- **Exercise**: Skip all pictures. Write out the data below from its first line through the line that contains "W, H = 670, 431".
- - -
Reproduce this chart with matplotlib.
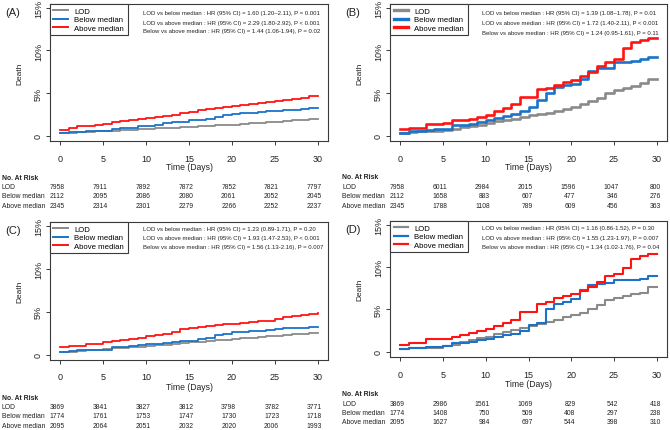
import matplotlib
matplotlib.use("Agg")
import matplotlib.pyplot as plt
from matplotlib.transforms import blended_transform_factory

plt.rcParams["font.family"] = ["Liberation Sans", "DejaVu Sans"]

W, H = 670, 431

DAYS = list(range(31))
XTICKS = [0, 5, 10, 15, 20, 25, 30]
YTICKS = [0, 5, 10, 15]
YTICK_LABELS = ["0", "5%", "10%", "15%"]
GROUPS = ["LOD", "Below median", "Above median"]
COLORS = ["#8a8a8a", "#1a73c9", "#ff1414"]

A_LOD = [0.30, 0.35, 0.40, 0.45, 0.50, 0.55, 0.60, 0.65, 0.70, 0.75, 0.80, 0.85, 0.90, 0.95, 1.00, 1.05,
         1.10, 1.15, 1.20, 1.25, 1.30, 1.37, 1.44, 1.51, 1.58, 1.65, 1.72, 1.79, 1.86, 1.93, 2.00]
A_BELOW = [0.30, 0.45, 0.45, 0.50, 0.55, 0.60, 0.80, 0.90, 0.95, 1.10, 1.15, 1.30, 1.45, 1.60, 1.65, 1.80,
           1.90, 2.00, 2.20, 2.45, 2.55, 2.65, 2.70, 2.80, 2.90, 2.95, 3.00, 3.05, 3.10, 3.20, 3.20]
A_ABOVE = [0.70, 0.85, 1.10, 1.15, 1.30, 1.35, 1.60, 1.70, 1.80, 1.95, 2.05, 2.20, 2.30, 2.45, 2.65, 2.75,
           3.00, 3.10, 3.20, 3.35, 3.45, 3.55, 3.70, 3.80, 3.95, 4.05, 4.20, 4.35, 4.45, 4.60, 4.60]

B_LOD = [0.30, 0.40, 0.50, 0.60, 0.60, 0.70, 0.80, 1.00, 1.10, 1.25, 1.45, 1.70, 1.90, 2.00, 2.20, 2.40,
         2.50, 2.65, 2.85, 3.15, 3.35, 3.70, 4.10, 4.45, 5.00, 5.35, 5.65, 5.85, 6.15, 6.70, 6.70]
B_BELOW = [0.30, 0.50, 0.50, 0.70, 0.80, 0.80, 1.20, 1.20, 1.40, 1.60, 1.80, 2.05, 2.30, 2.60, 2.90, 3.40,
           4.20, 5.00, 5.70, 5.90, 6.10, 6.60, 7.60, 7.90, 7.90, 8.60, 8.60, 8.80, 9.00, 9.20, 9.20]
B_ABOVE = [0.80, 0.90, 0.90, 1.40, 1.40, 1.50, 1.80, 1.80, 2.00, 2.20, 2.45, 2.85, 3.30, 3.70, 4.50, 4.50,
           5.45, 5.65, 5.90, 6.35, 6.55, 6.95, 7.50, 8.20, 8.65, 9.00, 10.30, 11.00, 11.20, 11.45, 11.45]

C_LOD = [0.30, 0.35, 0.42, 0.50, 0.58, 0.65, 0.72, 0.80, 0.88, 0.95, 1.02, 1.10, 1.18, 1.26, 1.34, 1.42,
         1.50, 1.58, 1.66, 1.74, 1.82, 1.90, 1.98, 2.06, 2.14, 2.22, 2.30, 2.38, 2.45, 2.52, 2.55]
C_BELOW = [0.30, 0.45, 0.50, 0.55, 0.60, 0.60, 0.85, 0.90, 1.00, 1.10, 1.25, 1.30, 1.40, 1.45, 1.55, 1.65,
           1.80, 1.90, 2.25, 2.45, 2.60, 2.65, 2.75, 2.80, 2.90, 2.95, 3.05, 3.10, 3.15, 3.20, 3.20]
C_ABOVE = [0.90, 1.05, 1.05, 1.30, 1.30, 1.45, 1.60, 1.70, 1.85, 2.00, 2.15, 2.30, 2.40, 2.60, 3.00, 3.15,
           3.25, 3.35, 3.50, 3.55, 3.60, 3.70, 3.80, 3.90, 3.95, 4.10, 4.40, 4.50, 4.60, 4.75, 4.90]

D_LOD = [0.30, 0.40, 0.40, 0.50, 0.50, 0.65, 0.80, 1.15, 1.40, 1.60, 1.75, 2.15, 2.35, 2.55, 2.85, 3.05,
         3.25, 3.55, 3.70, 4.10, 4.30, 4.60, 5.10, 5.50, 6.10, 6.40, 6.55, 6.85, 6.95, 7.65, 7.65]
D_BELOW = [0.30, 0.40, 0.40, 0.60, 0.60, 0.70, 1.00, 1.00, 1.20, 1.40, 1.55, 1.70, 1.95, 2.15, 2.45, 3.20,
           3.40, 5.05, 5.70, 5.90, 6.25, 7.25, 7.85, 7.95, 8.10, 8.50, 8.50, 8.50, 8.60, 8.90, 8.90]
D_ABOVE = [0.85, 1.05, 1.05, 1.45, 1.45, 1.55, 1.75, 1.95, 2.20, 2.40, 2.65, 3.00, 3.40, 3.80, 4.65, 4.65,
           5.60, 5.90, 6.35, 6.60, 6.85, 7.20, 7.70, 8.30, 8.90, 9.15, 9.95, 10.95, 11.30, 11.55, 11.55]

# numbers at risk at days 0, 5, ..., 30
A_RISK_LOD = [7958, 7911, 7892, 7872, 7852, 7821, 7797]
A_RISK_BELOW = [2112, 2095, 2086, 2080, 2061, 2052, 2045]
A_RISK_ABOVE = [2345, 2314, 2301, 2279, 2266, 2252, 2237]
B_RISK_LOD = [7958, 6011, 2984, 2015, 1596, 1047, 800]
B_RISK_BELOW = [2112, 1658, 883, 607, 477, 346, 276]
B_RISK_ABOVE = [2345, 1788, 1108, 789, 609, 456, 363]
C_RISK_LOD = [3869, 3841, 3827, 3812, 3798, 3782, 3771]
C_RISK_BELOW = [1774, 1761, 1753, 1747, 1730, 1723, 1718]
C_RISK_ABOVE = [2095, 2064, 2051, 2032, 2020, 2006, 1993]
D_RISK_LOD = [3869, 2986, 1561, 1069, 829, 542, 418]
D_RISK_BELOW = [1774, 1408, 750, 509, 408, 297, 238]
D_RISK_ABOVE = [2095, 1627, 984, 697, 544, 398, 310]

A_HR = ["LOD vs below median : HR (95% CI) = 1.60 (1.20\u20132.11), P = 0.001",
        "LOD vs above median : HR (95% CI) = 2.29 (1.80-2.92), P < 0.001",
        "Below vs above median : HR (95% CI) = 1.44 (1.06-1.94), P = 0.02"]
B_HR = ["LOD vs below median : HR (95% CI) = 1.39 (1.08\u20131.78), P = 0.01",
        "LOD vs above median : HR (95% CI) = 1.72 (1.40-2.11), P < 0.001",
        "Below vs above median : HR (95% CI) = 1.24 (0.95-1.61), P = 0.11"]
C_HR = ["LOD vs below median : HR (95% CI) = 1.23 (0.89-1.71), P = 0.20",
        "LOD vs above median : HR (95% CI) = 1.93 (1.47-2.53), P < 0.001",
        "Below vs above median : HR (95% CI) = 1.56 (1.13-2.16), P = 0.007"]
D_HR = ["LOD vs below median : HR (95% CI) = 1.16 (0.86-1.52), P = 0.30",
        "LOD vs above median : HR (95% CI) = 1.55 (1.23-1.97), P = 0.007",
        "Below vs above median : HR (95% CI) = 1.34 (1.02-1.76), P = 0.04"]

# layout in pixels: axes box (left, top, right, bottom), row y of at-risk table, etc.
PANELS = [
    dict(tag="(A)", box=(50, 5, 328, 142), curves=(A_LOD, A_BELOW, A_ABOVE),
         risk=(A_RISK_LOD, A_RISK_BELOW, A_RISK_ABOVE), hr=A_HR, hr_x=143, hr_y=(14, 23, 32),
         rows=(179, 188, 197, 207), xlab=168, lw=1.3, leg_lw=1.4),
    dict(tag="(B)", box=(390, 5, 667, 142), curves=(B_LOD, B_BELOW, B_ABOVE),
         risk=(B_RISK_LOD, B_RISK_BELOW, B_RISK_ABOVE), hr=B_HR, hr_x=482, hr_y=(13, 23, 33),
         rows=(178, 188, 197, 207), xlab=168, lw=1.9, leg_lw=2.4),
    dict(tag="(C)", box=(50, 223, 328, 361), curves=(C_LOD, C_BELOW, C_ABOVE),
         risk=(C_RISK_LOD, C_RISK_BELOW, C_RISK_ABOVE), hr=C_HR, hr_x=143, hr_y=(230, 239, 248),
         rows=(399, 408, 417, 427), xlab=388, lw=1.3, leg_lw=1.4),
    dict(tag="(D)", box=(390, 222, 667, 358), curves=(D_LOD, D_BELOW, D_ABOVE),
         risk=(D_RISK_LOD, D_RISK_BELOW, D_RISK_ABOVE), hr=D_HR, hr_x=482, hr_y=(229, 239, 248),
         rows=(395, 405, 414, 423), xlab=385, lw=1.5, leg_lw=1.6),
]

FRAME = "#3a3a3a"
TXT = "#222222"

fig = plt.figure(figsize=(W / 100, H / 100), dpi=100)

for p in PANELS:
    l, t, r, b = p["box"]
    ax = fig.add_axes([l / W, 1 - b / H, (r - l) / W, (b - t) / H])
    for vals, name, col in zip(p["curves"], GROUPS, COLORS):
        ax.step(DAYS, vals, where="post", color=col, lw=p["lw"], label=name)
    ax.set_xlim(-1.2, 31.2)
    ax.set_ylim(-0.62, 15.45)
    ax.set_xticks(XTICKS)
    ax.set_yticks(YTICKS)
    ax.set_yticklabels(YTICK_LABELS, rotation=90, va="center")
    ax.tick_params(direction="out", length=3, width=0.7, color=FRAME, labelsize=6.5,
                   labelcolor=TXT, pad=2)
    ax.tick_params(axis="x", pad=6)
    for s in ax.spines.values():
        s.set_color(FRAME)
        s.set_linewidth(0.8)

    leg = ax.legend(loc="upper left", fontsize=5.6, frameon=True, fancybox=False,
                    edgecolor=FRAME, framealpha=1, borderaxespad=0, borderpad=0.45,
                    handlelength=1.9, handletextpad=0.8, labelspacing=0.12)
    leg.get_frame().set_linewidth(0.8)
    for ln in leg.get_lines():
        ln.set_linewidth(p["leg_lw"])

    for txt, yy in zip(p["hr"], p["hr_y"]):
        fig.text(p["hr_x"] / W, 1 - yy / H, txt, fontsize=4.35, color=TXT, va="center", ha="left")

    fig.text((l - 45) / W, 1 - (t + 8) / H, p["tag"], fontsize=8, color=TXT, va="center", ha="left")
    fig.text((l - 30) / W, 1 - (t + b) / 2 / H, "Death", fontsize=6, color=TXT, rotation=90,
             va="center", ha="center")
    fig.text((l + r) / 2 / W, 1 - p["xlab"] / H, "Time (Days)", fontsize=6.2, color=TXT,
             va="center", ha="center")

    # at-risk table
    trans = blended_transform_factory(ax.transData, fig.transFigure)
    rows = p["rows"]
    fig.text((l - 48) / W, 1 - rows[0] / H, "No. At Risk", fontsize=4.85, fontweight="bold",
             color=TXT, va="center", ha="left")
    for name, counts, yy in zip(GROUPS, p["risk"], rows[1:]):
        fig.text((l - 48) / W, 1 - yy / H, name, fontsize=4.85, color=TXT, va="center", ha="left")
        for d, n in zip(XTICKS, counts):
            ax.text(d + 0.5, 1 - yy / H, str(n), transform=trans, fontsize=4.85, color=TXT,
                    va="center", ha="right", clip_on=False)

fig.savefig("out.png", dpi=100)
- - -
- **Result below**:
Reproduce this chart with matplotlib.
import matplotlib
matplotlib.use("Agg")
import matplotlib.pyplot as plt
from matplotlib.transforms import blended_transform_factory

plt.rcParams["font.family"] = ["Liberation Sans", "DejaVu Sans"]

W, H = 670, 431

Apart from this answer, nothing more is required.